══ DATA EXCERPT
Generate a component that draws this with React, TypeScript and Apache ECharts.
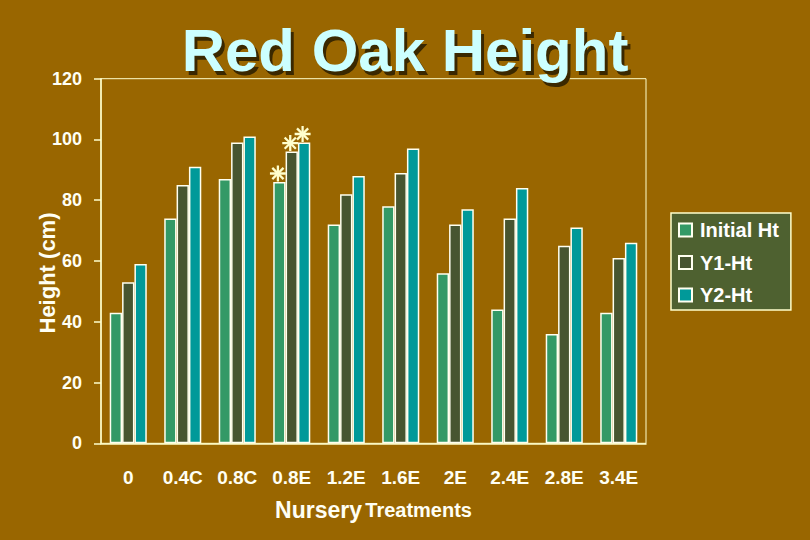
import React, { useEffect, useRef } from "react";
import * as echarts from "echarts";

const categories = ["0", "0.4C", "0.8C", "0.8E", "1.2E", "1.6E", "2E", "2.4E", "2.8E", "3.4E"];
const initialHt = [43, 74, 87, 86, 72, 78, 56, 44, 36, 43];
const y1Ht = [53, 85, 99, 96, 82, 89, 72, 74, 65, 61];
const y2Ht = [59, 91, 101, 99, 88, 97, 77, 84, 71, 66];
const starredCategory = "0.8E";
const yTicks = { min: 0, max: 120, interval: 20 };
const shownTickIndices = [0, 1, 2, 3, 5, 7, 9];
const titleText = "Red Oak Height";

const BG = "#996600";
const CREAM = "#FFFFCC";
const TEXT = "#FFFFF4";
const FONT = "'Liberation Sans', Arial, sans-serif";
const shadow = {
  textShadowColor: "rgba(40,25,0,0.55)",
  textShadowOffsetX: 1,
  textShadowOffsetY: 1,
  textShadowBlur: 0,
};

const starSvg =
  "<svg xmlns='http://www.w3.org/2000/svg' width='17' height='17' viewBox='0 0 17 17'>" +
  "<g stroke='#FFFFCC' stroke-width='2.3' fill='none'>" +
  "<line x1='8.5' y1='0.5' x2='8.5' y2='16.5'/>" +
  "<line x1='0.5' y1='8.5' x2='16.5' y2='8.5'/>" +
  "<line x1='2.9' y1='2.9' x2='14.1' y2='14.1'/>" +
  "<line x1='14.1' y1='2.9' x2='2.9' y2='14.1'/>" +
  "</g></svg>";
const starUrl = "data:image/svg+xml;charset=utf-8," + encodeURIComponent(starSvg);

const titleShadowSvg =
  "<svg xmlns='http://www.w3.org/2000/svg' width='500' height='80' viewBox='0 0 500 80'>" +
  "<text x='250' y='52' text-anchor='middle' font-family='Liberation Sans, Arial, sans-serif' " +
  "font-weight='bold' font-size='60' fill='#3A2800'>" +
  titleText +
  "</text></svg>";
const titleShadowUrl = "data:image/svg+xml;charset=utf-8," + encodeURIComponent(titleShadowSvg);

function withStars(values: number[]) {
  const idx = categories.indexOf(starredCategory);
  return values.map((v, i) =>
    i === idx
      ? {
          value: v,
          label: {
            show: true,
            position: "top",
            distance: 0,
            offset: [-1.5, 0],
            formatter: "{s|}",
            rich: {
              s: { width: 17, height: 17, backgroundColor: { image: starUrl } },
            },
          },
        }
      : v
  );
}

export default function App() {
  const ref = useRef<HTMLDivElement>(null);
  useEffect(() => {
    if (!ref.current) return;
    const chart = echarts.init(ref.current, null, { renderer: "svg" });
    const barItem = (color: string) => ({ color, borderColor: "#FFFFF0", borderWidth: 1.5 });
    chart.setOption({
      animation: false,
      backgroundColor: BG,
      textStyle: { fontFamily: FONT },
      graphic: [
        {
          type: "image",
          left: 158,
          top: 23,
          z: 0,
          silent: true,
          style: { image: titleShadowUrl, width: 500, height: 80 },
        },
      ],
      title: {
        text: titleText,
        left: "center",
        top: 20,
        padding: 0,
        z: 10,
        textStyle: {
          fontSize: 60,
          fontWeight: "bold",
          fontFamily: FONT,
          color: "#CCFFFF",
        },
      },
      legend: {
        orient: "vertical",
        left: 671,
        top: 213,
        padding: [7, 12, 5, 7],
        itemGap: 12.5,
        itemWidth: 13,
        itemHeight: 13,
        icon: "rect",
        backgroundColor: "#4E6130",
        borderColor: CREAM,
        borderWidth: 1.5,
        borderRadius: 0,
        textStyle: {
          color: "#FFFFFF",
          fontSize: 20,
          fontWeight: "bold",
          fontFamily: FONT,
          padding: [0, 0, 0, 3],
          ...shadow,
        },
        data: ["Initial Ht", "Y1-Ht", "Y2-Ht"],
      },
      grid: {
        left: 101,
        right: 164,
        top: 78.7,
        bottom: 96.7,
        show: true,
        borderColor: CREAM,
        borderWidth: 1,
        backgroundColor: "transparent",
      },
      xAxis: {
        type: "category",
        data: categories,
        axisLine: { lineStyle: { color: CREAM, width: 1.5 } },
        axisTick: {
          length: 9,
          lineStyle: { color: CREAM, width: 1.5 },
          interval: (index: number) => shownTickIndices.includes(index),
        },
        axisLabel: {
          interval: 0,
          margin: 25,
          color: TEXT,
          fontSize: 19,
          fontWeight: "bold",
          fontFamily: FONT,
          ...shadow,
        },
        name: "{a|Nursery} {b|Treatments}",
        nameLocation: "middle",
        nameGap: 55,
        nameMoveOverlap: false,
        nameTextStyle: {
          rich: {
            a: { fontSize: 23, fontWeight: "bold", color: TEXT, fontFamily: FONT, ...shadow },
            b: { fontSize: 20, fontWeight: "bold", color: TEXT, fontFamily: FONT, ...shadow },
          },
        },
      },
      yAxis: {
        type: "value",
        min: yTicks.min,
        max: yTicks.max,
        interval: yTicks.interval,
        splitLine: { show: false },
        axisLine: { show: true, lineStyle: { color: CREAM, width: 1.5 } },
        axisTick: { show: true, length: 7, lineStyle: { color: CREAM, width: 1.5 } },
        axisLabel: {
          margin: 19,
          color: TEXT,
          fontSize: 18,
          fontWeight: "bold",
          fontFamily: FONT,
          ...shadow,
        },
        name: "Height (cm)",
        nameLocation: "middle",
        nameGap: 43,
        nameMoveOverlap: false,
        nameTextStyle: {
          color: TEXT,
          fontSize: 22,
          fontWeight: "bold",
          fontFamily: FONT,
          padding: [0, 24, 0, 0],
          ...shadow,
        },
      },
      series: [
        {
          name: "Initial Ht",
          type: "bar",
          data: withStars(initialHt),
          itemStyle: barItem("#339966"),
          barGap: "0%",
          barCategoryGap: "32%",
        },
        {
          name: "Y1-Ht",
          type: "bar",
          data: withStars(y1Ht),
          itemStyle: barItem("#475530"),
          barGap: "0%",
          barCategoryGap: "32%",
        },
        {
          name: "Y2-Ht",
          type: "bar",
          data: withStars(y2Ht),
          itemStyle: barItem("#009999"),
          barGap: "0%",
          barCategoryGap: "32%",
        },
      ],
    });
    return () => chart.dispose();
  }, []);
  return <div ref={ref} style={{ width: 810, height: 540, position: "absolute", left: 0, top: 0 }} />;
}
════
SET EXERCISE: Leaving out the pictures, repeat the data above exactly.

WORKED ANSWER:
Generate a component that draws this with React, TypeScript and Apache ECharts.
import React, { useEffect, useRef } from "react";
import * as echarts from "echarts";

const categories = ["0", "0.4C", "0.8C", "0.8E", "1.2E", "1.6E", "2E", "2.4E", "2.8E", "3.4E"];
const initialHt = [43, 74, 87, 86, 72, 78, 56, 44, 36, 43];
const y1Ht = [53, 85, 99, 96, 82, 89, 72, 74, 65, 61];
const y2Ht = [59, 91, 101, 99, 88, 97, 77, 84, 71, 66];
const starredCategory = "0.8E";
const yTicks = { min: 0, max: 120, interval: 20 };
const shownTickIndices = [0, 1, 2, 3, 5, 7, 9];
const titleText = "Red Oak Height";

const BG = "#996600";
const CREAM = "#FFFFCC";
const TEXT = "#FFFFF4";
const FONT = "'Liberation Sans', Arial, sans-serif";
const shadow = {
  textShadowColor: "rgba(40,25,0,0.55)",
  textShadowOffsetX: 1,
  textShadowOffsetY: 1,
  textShadowBlur: 0,
};

const starSvg =
  "<svg xmlns='http://www.w3.org/2000/svg' width='17' height='17' viewBox='0 0 17 17'>" +
  "<g stroke='#FFFFCC' stroke-width='2.3' fill='none'>" +
  "<line x1='8.5' y1='0.5' x2='8.5' y2='16.5'/>" +
  "<line x1='0.5' y1='8.5' x2='16.5' y2='8.5'/>" +
  "<line x1='2.9' y1='2.9' x2='14.1' y2='14.1'/>" +
  "<line x1='14.1' y1='2.9' x2='2.9' y2='14.1'/>" +
  "</g></svg>";
const starUrl = "data:image/svg+xml;charset=utf-8," + encodeURIComponent(starSvg);

const titleShadowSvg =
  "<svg xmlns='http://www.w3.org/2000/svg' width='500' height='80' viewBox='0 0 500 80'>" +
  "<text x='250' y='52' text-anchor='middle' font-family='Liberation Sans, Arial, sans-serif' " +
  "font-weight='bold' font-size='60' fill='#3A2800'>" +
  titleText +
  "</text></svg>";
const titleShadowUrl = "data:image/svg+xml;charset=utf-8," + encodeURIComponent(titleShadowSvg);

function withStars(values: number[]) {
  const idx = categories.indexOf(starredCategory);
  return values.map((v, i) =>
    i === idx
      ? {
          value: v,
          label: {
            show: true,
            position: "top",
            distance: 0,
            offset: [-1.5, 0],
            formatter: "{s|}",
            rich: {
              s: { width: 17, height: 17, backgroundColor: { image: starUrl } },
            },
          },
        }
      : v
  );
}

export default function App() {
  const ref = useRef<HTMLDivElement>(null);
  useEffect(() => {
    if (!ref.current) return;
    const chart = echarts.init(ref.current, null, { renderer: "svg" });
    const barItem = (color: string) => ({ color, borderColor: "#FFFFF0", borderWidth: 1.5 });
    chart.setOption({
      animation: false,
      backgroundColor: BG,
      textStyle: { fontFamily: FONT },
      graphic: [
        {
          type: "image",
          left: 158,
          top: 23,
          z: 0,
          silent: true,
          style: { image: titleShadowUrl, width: 500, height: 80 },
        },
      ],
      title: {
        text: titleText,
        left: "center",
        top: 20,
        padding: 0,
        z: 10,
        textStyle: {
          fontSize: 60,
          fontWeight: "bold",
          fontFamily: FONT,
          color: "#CCFFFF",
        },
      },
      legend: {
        orient: "vertical",
        left: 671,
        top: 213,
        padding: [7, 12, 5, 7],
        itemGap: 12.5,
        itemWidth: 13,
        itemHeight: 13,
        icon: "rect",
        backgroundColor: "#4E6130",
        borderColor: CREAM,
        borderWidth: 1.5,
        borderRadius: 0,
        textStyle: {
          color: "#FFFFFF",
          fontSize: 20,
          fontWeight: "bold",
          fontFamily: FONT,
          padding: [0, 0, 0, 3],
          ...shadow,
        },
        data: ["Initial Ht", "Y1-Ht", "Y2-Ht"],
      },
      grid: {
        left: 101,
        right: 164,
        top: 78.7,
        bottom: 96.7,
        show: true,
        borderColor: CREAM,
        borderWidth: 1,
        backgroundColor: "transparent",
      },
      xAxis: {
        type: "category",
        data: categories,
        axisLine: { lineStyle: { color: CREAM, width: 1.5 } },
        axisTick: {
          length: 9,
          lineStyle: { color: CREAM, width: 1.5 },
          interval: (index: number) => shownTickIndices.includes(index),
        },
        axisLabel: {
          interval: 0,
          margin: 25,
          color: TEXT,
          fontSize: 19,
          fontWeight: "bold",
          fontFamily: FONT,
          ...shadow,
        },
        name: "{a|Nursery} {b|Treatments}",
        nameLocation: "middle",
        nameGap: 55,
        nameMoveOverlap: false,
        nameTextStyle: {
          rich: {
            a: { fontSize: 23, fontWeight: "bold", color: TEXT, fontFamily: FONT, ...shadow },
            b: { fontSize: 20, fontWeight: "bold", color: TEXT, fontFamily: FONT, ...shadow },
          },
        },
      },
      yAxis: {
        type: "value",
        min: yTicks.min,
        max: yTicks.max,
        interval: yTicks.interval,
        splitLine: { show: false },
        axisLine: { show: true, lineStyle: { color: CREAM, width: 1.5 } },
        axisTick: { show: true, length: 7, lineStyle: { color: CREAM, width: 1.5 } },
        axisLabel: {
          margin: 19,
          color: TEXT,
          fontSize: 18,
          fontWeight: "bold",
          fontFamily: FONT,
          ...shadow,
        },
        name: "Height (cm)",
        nameLocation: "middle",
        nameGap: 43,
        nameMoveOverlap: false,
        nameTextStyle: {
          color: TEXT,
          fontSize: 22,
          fontWeight: "bold",
          fontFamily: FONT,
          padding: [0, 24, 0, 0],
          ...shadow,
        },
      },
      series: [
        {
          name: "Initial Ht",
          type: "bar",
          data: withStars(initialHt),
          itemStyle: barItem("#339966"),
          barGap: "0%",
          barCategoryGap: "32%",
        },
        {
          name: "Y1-Ht",
          type: "bar",
          data: withStars(y1Ht),
          itemStyle: barItem("#475530"),
          barGap: "0%",
          barCategoryGap: "32%",
        },
        {
          name: "Y2-Ht",
          type: "bar",
          data: withStars(y2Ht),
          itemStyle: barItem("#009999"),
          barGap: "0%",
          barCategoryGap: "32%",
        },
      ],
    });
    return () => chart.dispose();
  }, []);
  return <div ref={ref} style={{ width: 810, height: 540, position: "absolute", left: 0, top: 0 }} />;
}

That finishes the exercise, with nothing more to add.